Kano State needs at least 23,000 frontline health workers to meet the immediate needs of providing quality primary health care services, the Executive Secretary of…

Kano State needs at least 23,000 frontline health workers to meet the immediate needs of providing quality primary health care services, the Executive Secretary of the state’s Primary Healthcare Management Board, Dr Tijjani Hussain, has said.

Hussain spoke yesterday in Kano at a one-day Primary Health Care Policy Dialogue organised by the Nigeria Health Watch with the theme, “Strengthening human resources for health and achieving sustainable financing for primary health care.”

 He said with about 19,000 healthcare workers in the state, only 9,000 were permanently engaged out of which about 6,000 were frontline workers.

 He said that put the gap in the state’s human resources for healthcare at 17,000. 

On efforts the government was taking to bridge the gap, the state’s Commissioner for Health, Dr Aminu Tsanyawa, said even with the economic situation, the governor had approved the employment of 1,500 critical manpower and the recruitment of 56 medical doctors.

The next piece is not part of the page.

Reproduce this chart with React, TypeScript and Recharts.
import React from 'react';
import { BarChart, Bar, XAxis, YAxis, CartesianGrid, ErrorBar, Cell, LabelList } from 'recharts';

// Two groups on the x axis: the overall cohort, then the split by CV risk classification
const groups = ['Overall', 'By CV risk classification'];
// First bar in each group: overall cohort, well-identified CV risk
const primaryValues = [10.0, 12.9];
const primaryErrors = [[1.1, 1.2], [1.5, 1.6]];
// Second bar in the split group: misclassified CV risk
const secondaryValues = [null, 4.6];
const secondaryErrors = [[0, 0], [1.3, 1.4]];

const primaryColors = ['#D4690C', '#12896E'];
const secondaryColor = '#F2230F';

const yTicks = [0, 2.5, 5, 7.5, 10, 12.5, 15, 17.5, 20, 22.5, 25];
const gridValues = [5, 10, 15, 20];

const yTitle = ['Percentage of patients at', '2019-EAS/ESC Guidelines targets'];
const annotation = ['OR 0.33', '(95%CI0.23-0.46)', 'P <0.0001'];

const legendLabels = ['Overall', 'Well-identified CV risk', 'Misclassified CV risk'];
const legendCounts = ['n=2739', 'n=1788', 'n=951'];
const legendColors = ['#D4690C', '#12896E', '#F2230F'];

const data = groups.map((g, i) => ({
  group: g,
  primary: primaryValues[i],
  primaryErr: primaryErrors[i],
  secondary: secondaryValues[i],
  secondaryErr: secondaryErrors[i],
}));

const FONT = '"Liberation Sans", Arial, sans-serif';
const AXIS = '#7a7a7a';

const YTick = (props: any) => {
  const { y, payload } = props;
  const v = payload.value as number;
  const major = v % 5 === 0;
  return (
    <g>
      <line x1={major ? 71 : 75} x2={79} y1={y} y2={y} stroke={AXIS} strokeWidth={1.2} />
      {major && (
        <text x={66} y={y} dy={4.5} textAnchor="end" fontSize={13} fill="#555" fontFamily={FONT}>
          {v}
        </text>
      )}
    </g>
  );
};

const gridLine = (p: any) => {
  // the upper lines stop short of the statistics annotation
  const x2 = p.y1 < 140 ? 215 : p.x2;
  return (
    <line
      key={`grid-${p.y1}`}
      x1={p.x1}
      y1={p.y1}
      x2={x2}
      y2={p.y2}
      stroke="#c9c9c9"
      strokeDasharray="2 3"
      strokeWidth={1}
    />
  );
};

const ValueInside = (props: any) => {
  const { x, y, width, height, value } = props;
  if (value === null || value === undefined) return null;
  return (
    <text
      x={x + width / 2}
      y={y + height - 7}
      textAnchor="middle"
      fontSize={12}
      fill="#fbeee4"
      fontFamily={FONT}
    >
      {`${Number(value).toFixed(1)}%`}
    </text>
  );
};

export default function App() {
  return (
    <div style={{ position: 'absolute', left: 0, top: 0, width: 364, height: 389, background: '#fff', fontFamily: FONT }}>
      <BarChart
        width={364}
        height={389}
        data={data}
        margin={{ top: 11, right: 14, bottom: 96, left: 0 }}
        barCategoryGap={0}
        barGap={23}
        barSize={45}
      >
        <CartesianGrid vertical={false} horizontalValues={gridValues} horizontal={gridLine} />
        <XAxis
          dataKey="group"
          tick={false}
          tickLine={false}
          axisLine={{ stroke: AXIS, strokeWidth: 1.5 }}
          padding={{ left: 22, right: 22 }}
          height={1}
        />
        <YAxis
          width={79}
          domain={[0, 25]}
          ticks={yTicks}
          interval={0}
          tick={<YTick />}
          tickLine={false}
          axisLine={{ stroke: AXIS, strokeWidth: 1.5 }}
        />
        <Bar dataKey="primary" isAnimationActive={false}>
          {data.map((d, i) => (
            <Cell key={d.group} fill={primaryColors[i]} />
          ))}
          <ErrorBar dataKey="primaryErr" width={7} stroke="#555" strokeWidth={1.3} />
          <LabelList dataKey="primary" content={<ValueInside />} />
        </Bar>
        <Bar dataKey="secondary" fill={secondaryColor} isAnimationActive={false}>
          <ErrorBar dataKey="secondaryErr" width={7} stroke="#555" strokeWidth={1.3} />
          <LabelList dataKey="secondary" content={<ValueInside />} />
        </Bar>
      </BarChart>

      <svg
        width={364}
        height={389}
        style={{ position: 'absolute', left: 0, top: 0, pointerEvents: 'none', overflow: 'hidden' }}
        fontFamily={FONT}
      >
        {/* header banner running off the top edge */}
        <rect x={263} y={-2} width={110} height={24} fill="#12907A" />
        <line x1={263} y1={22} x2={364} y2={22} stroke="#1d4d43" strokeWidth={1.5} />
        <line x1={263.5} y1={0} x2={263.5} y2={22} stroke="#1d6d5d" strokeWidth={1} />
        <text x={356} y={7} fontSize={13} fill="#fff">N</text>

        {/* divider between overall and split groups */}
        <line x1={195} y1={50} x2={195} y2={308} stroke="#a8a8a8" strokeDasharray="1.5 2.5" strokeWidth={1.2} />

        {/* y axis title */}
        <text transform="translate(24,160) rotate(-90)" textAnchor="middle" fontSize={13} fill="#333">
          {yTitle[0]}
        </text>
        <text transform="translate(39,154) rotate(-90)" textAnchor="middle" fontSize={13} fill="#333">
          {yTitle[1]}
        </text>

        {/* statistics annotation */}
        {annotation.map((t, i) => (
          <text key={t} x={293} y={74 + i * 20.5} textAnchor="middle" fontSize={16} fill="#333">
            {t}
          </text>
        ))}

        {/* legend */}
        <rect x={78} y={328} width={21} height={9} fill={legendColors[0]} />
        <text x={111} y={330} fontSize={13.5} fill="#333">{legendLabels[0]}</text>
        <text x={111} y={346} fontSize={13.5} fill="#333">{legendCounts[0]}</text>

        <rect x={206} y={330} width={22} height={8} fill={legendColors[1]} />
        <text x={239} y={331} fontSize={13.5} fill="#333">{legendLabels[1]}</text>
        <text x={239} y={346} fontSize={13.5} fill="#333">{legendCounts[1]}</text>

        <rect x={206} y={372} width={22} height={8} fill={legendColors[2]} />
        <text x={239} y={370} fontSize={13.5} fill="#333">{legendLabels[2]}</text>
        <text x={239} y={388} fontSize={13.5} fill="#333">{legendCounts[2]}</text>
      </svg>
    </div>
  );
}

Tsanyawa, who attributed the gaps to years of neglect of the primary healthcare sector, added that the government would utilise the about 12,000 “Workforce available to us that are not frontline to see how we can make them useful, train them and give them short courses, using task shifting and task sharing to see how they are made available to serve as frontline workers.

 “The government is also improving on the two healthcare training institutions in the state to increase the number of outputs from them.”

 On her part, the Managing Director of Nigeria Health Watch, Dr Vivianne Ihekweazu, advised all states to look at existing policies in the country to bridge the gap. 

She stated that the majority of healthcare needs of Nigerians could be met when proven models are deployed to strengthen primary healthcare.